Le Diacre. Demandons des jours tous parfaits, saints, paisibles et préservés du péché ; recommandons, nous‑mêmes, les autres, et toute notre vie au Christ Dieu.

Le Chœur. A vous, Seigneur !

Le Prêtre, élevant la voix. Parce que vous êtes notre sanctification ; et nous vous rendons gloire à vous, Père, Fils et Saint-Esprit, maintenant et toujours, et dans les siècles des siècles.

Le Chœur. Amen.

Enfin saluons encore une fois l’Hostie sainte, en lui dédiant cette Séquence, du Missel de Prague, qui, par sa forme, semble tenir comme le milieu entre les compositions Notkériennes et celles des âges postérieurs.

Séquence

Salut, chair adorable du Christ Roi,
Du troupeau de la loi nouvelle admirable nourriture !
Les hommages des fidèles vous sont dus à toute heure ;
C’est dignement, d’un cœur chaste, sans souillure, qu’on doit vous manger.
Vous êtes, ô Pain de vie, l’objet du culte de l’Église ;
Vous êtes le guide des voyageurs, vous êtes le pardon des coupables.
Aliment du salut, rassasiez-nous en vous.
Vous êtes le relèvement, la défense de ceux qui sont tombés.
Vous êtes la consolation de l’affligé, l’allégresse des cœurs.
De ce monde malheureux conduisez-nous aux joies éternelles,
Pour y jouir à jamais de votre présence et douce gloire. Amen.

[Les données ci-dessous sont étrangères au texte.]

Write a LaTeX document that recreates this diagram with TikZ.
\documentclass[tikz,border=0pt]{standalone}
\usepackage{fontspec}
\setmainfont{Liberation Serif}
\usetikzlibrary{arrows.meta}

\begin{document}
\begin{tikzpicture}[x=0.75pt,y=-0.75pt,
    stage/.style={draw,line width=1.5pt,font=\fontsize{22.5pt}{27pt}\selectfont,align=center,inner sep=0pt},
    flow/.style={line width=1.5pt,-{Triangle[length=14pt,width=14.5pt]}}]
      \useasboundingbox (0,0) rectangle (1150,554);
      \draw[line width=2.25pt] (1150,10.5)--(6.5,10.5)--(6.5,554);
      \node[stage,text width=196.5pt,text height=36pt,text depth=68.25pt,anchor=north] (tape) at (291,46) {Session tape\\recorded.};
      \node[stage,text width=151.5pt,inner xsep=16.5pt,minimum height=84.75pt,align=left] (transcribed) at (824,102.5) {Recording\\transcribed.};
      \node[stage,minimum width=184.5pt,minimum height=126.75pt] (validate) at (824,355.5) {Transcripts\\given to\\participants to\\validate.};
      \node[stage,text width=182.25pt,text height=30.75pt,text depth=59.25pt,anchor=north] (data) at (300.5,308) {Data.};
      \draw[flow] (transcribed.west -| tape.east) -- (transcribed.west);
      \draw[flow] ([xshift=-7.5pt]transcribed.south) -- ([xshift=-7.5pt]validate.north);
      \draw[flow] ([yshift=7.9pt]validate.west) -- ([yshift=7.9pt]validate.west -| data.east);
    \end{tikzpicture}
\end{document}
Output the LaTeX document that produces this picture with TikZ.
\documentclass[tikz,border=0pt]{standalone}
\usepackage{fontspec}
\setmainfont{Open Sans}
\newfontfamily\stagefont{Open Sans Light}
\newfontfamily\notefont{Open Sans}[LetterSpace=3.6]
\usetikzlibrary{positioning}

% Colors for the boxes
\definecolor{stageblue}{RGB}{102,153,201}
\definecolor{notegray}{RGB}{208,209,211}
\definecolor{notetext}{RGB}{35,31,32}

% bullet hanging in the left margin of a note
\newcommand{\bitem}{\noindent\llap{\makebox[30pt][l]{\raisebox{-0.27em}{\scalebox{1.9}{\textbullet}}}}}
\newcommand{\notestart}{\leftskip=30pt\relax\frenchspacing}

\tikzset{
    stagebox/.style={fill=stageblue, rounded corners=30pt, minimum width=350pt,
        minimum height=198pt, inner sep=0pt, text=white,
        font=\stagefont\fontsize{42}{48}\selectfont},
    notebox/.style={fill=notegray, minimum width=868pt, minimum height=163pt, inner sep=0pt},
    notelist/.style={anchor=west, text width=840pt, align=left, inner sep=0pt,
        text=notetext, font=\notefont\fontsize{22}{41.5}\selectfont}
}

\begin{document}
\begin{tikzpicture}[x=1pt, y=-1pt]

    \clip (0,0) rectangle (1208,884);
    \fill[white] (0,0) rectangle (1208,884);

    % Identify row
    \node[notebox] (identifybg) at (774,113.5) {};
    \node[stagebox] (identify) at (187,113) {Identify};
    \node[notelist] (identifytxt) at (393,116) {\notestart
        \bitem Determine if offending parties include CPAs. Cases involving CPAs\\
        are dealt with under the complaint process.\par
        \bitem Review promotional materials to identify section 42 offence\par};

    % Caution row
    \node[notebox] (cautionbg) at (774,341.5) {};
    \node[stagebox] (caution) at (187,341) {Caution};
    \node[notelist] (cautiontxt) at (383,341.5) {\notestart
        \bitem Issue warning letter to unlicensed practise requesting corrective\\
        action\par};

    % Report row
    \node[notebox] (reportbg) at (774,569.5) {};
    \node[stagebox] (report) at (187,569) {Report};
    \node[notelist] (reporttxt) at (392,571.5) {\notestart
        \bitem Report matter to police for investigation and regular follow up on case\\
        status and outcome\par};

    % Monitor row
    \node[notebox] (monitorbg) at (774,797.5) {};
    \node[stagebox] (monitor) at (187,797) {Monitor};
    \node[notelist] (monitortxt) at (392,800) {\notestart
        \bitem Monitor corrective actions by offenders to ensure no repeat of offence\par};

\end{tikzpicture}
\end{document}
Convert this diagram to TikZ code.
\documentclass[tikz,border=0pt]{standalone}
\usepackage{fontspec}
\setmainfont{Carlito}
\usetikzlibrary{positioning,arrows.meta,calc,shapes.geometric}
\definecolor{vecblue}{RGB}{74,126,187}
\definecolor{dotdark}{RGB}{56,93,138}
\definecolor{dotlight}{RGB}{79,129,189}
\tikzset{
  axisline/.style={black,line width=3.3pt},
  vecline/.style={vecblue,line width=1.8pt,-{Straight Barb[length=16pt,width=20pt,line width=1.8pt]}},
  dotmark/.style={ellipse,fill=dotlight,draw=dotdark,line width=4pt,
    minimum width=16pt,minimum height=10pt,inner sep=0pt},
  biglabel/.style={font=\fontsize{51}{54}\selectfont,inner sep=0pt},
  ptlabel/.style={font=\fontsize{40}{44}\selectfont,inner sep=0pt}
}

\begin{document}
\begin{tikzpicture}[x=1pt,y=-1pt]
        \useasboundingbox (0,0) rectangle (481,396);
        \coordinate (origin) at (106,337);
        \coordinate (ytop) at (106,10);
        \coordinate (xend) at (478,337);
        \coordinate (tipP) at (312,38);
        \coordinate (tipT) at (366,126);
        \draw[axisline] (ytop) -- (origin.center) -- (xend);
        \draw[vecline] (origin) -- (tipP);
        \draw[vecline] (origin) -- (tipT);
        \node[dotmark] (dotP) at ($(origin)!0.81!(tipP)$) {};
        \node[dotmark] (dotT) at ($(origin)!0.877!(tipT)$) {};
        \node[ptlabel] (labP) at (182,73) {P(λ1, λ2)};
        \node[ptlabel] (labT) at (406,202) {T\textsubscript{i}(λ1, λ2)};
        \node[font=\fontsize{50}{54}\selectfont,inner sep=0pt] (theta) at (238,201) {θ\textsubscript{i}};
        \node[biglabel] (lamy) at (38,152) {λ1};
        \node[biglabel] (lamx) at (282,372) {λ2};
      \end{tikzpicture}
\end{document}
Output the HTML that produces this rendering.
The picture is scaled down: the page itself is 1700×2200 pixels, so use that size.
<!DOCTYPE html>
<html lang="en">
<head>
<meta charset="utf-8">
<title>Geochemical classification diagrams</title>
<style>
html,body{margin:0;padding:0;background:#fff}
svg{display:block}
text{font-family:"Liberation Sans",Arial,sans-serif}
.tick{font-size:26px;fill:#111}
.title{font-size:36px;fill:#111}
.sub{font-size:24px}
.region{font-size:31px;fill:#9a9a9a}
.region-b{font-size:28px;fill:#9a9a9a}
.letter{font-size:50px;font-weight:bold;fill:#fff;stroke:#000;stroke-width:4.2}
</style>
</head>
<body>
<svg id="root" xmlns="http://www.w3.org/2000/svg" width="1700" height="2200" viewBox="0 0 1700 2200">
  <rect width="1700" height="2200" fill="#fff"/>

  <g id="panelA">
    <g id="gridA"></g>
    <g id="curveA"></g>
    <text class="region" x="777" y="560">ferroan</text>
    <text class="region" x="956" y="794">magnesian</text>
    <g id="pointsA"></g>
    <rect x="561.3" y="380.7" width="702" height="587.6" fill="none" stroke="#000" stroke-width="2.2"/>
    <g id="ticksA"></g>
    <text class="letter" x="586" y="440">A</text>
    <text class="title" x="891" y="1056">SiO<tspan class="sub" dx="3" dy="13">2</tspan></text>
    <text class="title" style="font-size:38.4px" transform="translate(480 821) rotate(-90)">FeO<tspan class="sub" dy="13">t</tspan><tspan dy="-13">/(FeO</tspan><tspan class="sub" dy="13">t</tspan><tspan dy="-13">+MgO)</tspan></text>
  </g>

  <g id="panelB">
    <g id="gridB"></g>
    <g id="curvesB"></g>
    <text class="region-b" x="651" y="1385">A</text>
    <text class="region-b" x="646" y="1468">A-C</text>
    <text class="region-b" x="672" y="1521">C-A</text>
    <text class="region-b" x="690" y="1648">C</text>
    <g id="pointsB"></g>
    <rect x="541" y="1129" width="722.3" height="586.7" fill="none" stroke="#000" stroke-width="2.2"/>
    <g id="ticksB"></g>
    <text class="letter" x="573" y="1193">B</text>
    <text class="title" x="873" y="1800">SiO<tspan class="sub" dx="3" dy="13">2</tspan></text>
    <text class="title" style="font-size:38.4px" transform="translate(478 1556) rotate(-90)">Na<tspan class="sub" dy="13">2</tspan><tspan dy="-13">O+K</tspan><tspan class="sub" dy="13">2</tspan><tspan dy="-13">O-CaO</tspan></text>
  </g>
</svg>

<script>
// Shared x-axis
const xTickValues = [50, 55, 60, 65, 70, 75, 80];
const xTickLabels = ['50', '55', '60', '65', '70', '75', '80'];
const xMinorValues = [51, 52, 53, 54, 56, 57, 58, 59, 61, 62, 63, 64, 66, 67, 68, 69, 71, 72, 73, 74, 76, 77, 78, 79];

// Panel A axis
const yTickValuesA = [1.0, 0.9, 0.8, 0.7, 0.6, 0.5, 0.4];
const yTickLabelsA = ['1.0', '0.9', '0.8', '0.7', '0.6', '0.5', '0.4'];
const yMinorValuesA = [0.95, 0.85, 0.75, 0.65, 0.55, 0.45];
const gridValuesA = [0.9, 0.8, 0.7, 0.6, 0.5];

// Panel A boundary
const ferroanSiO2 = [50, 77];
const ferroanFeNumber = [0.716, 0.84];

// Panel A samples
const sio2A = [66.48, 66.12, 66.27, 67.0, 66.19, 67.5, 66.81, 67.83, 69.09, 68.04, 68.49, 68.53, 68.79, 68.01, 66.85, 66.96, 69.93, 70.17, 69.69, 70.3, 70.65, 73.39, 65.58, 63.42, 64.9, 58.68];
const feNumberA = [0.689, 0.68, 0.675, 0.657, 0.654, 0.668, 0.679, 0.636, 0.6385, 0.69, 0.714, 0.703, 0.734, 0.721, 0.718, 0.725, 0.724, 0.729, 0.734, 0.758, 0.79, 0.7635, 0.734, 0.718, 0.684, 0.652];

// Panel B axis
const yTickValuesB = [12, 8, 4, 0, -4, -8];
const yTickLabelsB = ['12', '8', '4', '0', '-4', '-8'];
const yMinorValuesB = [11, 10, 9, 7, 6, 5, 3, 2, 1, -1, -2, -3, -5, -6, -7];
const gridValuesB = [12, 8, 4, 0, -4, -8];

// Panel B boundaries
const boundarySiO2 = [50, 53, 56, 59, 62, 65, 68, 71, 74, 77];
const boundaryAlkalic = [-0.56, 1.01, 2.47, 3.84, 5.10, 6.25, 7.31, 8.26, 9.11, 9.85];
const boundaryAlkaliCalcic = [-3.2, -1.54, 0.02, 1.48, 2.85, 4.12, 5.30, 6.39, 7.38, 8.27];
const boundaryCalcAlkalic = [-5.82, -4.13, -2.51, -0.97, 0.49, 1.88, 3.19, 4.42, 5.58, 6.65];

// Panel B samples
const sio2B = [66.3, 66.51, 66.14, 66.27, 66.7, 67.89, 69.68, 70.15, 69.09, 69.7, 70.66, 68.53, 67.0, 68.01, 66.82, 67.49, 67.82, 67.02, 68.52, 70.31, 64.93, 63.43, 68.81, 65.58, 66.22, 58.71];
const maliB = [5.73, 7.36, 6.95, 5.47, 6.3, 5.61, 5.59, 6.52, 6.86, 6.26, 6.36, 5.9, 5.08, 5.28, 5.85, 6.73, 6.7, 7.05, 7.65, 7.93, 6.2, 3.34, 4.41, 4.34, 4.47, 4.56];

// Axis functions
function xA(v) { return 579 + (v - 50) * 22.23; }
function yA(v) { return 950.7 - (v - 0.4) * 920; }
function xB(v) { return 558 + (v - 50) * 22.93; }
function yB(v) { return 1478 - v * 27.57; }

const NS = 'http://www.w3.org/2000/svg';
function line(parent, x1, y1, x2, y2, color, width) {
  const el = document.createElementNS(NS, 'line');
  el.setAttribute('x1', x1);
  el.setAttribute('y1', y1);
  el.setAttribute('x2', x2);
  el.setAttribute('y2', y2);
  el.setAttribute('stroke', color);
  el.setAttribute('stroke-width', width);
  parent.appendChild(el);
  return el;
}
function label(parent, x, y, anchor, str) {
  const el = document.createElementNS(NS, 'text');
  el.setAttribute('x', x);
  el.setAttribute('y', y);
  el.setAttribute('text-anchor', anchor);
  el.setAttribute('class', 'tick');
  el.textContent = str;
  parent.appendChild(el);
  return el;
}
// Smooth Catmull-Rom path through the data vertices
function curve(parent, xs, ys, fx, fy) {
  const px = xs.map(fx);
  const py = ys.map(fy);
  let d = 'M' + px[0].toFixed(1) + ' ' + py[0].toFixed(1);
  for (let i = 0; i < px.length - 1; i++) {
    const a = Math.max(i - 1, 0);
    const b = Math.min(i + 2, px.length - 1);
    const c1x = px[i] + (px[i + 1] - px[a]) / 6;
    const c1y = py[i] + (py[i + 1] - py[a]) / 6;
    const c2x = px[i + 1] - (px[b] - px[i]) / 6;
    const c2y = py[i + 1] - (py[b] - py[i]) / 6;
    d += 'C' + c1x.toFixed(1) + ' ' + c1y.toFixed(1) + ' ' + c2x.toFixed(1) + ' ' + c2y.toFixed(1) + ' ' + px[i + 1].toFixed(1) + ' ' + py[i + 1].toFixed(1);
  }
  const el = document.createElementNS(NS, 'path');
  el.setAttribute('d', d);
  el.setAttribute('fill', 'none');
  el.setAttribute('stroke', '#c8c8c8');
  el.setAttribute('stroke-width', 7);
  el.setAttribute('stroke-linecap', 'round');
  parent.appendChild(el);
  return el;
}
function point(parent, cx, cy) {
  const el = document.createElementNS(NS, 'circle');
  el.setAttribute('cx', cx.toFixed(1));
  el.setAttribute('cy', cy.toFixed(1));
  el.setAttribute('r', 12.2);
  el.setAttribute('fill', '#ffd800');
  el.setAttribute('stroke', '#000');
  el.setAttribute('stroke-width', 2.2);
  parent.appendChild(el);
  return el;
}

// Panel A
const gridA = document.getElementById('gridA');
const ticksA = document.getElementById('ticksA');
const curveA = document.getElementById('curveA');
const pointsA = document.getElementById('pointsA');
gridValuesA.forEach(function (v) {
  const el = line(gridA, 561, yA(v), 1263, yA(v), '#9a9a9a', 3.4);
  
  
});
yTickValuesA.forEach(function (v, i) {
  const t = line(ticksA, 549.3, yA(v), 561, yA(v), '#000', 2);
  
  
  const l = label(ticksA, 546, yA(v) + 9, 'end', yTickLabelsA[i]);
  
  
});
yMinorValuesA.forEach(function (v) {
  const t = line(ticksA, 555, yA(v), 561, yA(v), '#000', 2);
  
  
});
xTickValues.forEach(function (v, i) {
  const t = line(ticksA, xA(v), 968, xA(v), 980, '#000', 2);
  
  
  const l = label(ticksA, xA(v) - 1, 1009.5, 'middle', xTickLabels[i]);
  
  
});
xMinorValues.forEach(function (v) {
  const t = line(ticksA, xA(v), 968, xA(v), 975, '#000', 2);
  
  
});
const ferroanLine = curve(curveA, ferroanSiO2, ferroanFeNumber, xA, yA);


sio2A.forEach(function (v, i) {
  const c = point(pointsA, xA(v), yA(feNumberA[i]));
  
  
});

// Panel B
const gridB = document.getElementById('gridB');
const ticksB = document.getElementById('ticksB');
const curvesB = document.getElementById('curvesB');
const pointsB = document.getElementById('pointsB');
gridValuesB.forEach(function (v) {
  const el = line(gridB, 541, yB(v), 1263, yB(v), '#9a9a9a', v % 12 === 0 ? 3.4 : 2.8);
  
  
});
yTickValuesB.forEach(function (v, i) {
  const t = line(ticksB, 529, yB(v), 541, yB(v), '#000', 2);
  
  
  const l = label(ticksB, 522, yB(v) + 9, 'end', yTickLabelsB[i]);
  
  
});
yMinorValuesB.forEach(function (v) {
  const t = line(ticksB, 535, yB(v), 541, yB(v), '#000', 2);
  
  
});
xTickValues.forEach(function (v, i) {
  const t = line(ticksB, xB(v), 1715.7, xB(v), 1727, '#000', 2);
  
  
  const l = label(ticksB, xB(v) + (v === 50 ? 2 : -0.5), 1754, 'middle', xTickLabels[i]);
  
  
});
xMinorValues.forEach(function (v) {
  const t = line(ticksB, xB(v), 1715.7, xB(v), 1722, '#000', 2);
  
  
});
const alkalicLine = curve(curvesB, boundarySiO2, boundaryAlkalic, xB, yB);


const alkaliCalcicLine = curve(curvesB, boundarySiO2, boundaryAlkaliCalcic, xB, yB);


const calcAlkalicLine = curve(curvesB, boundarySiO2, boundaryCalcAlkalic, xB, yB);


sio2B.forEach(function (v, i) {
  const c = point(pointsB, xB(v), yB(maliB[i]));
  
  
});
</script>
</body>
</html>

[1] Aspiration, on le verra, qui ne relève point de la nature, mais uniquement de ce fait que Dieu a élevé l’homme à l’ordre surnaturel et qu’il le lui a dit.

[2] Cardinal Pie. Première Instruction synodale sur les principales erreurs du temps présent.

[3] À la suite du concile de 1311, où la fête fut définitivement promulguée, Vienne prit pour armes l’orme surmonté d’un calice et d’une hostie qu’entourent ces mots : Vienna civitas sancta.

[4] Ce fut vers le même temps qu’on vit paraître et s’établir en plusieurs églises la forme actuelle des vases destinés à renfermer les hosties consacrées. On leur donna le nom de ciborium ou ciboire, qui avait été réservé dans l’antiquité au baldaquin ou dôme surmontant les autels, et sous la voûte duquel ou suspendait en beaucoup de lieux la pixide ou réserve eucharistique. Les formes de ces réserves sacrées avaient jusque là varié suivant les églises, mais en gardant toujours une dimension très restreinte. « Aux 13ème, 14ème et même encore pendant une partie du 15ème siècles, les pixides sont généralement de très petite dimension, parce que, jusque vers le milieu du 15ème siècle, elles ne servaient qu’à conserver le petit nombre d’hosties dont on avait besoin pour la communion des malades en danger de mort. Les fidèles en état d’assister aux offices de l’église recevaient la sainte Eucharistie, après la communion du prêtre, avec des espèces consacrées pendant la messe même, et distribuées au moyen de la patène. » E. Reusens, professeur à l’Université catholique de Louvain : Eléments d’Archéologie chrétienne. T. 2, pag. 354.

[5] Rappelons que Dom Guéranger est décédé après avoir achevé le temps pascal et que son œuvre fut continuée par Dom Fromage à partir de la Fête de la Trinité.